From the very first line of the data to the line containing "const chartRef = useRef<Chart", retype everything exactly, leaving the pictures behind.

========================================

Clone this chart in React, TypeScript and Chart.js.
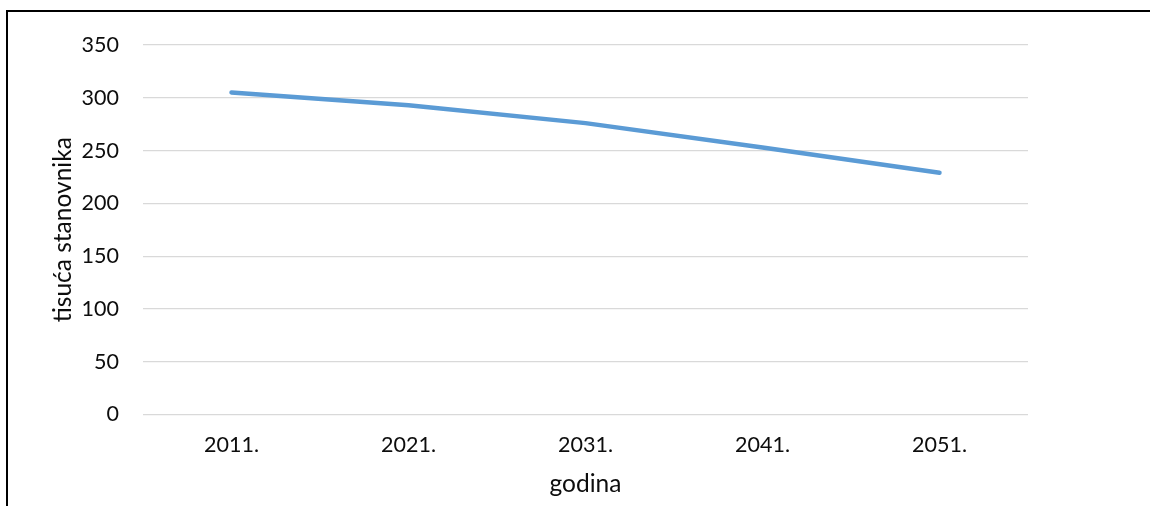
import { useEffect, useRef } from "react";
import { Chart, registerables } from "chart.js";

Chart.register(...registerables);

const YEARS = ["2011.", "2021.", "2031.", "2041.", "2051."];
const POPULATION = [305, 293, 276, 253, 229];
const Y_MIN = 0;
const Y_MAX = 350;
const Y_STEP = 50;

const FONT = "Lato, 'Open Sans', sans-serif";
const TEXT = "#0d0d0d";

export default function App() {
  const ref = useRef<HTMLCanvasElement | null>(null);
  const chartRef = useRef<Chart | null>(null);

  useEffect(() => {
    if (!ref.current) return;
    chartRef.current?.destroy();
    chartRef.current = new Chart(ref.current, {
      type: "line",
      data: {
        labels: YEARS,
        datasets: [
          {
            label: "tisuća stanovnika",
            data: POPULATION,
            borderColor: "#5B9BD5",
            backgroundColor: "#5B9BD5",
            borderWidth: 4.5,
            borderCapStyle: "round",
            borderJoinStyle: "round",
            pointRadius: 0,
            pointHoverRadius: 0,
            tension: 0,
            fill: false,
          },
        ],
      },
      options: {
        responsive: false,
        animation: false,
        devicePixelRatio: 1,
        layout: { padding: { left: 0, top: 45, right: 122, bottom: 0 } },
        plugins: {
          legend: { display: false },
          tooltip: { enabled: false },
        },
        scales: {
          x: {
            offset: true,
            border: { display: false },
            grid: { display: false, drawTicks: false, tickLength: 0 },
            ticks: { color: TEXT, padding: 18, font: { family: FONT, size: 21.5 } },
            title: {
              display: true,
              text: "godina",
              color: TEXT,
              font: { family: FONT, size: 24.5 },
              padding: { top: 0, bottom: 7 },
            },
            afterFit: (scale) => {
              scale.height = 91.5;
            },
          },
          y: {
            min: Y_MIN,
            max: Y_MAX,
            border: { display: false },
            grid: { color: "#D9D9D9", lineWidth: 1.25, drawTicks: false, tickLength: 0 },
            ticks: {
              stepSize: Y_STEP,
              color: TEXT,
              padding: 24,
              font: { family: FONT, size: 21.5 },
            },
            title: {
              display: true,
              text: "tisuća stanovnika",
              color: TEXT,
              font: { family: FONT, size: 24.5 },
              padding: { top: 48.5, bottom: 0 },
            },
            afterFit: (scale) => {
              scale.width = 143;
            },
          },
        },
      },
    });
    return () => {
      chartRef.current?.destroy();
      chartRef.current = null;
    };
  }, []);

  return (
    <div
      style={{
        position: "fixed",
        left: 0,
        top: 0,
        width: 1150,
        height: 506,
        background: "#fff",
        overflow: "hidden",
      }}
    >
      <div
        style={{
          position: "absolute",
          left: 6,
          top: 10,
          width: 1300,
          height: 700,
          borderTop: "2px solid #000",
          borderLeft: "2px solid #000",
        }}
      />
      <canvas
        ref={ref}
        width={1150}
        height={506}
        style={{ position: "absolute", left: 0, top: 0, width: 1150, height: 506 }}
        aria-label="Population projection"
      />
    </div>
  );
}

========================================

§ TASK ANSWER
Clone this chart in React, TypeScript and Chart.js.
import { useEffect, useRef } from "react";
import { Chart, registerables } from "chart.js";

Chart.register(...registerables);

const YEARS = ["2011.", "2021.", "2031.", "2041.", "2051."];
const POPULATION = [305, 293, 276, 253, 229];
const Y_MIN = 0;
const Y_MAX = 350;
const Y_STEP = 50;

const FONT = "Lato, 'Open Sans', sans-serif";
const TEXT = "#0d0d0d";

export default function App() {
  const ref = useRef<HTMLCanvasElement | null>(null);
  const chartRef = useRef<Chart | null>(null);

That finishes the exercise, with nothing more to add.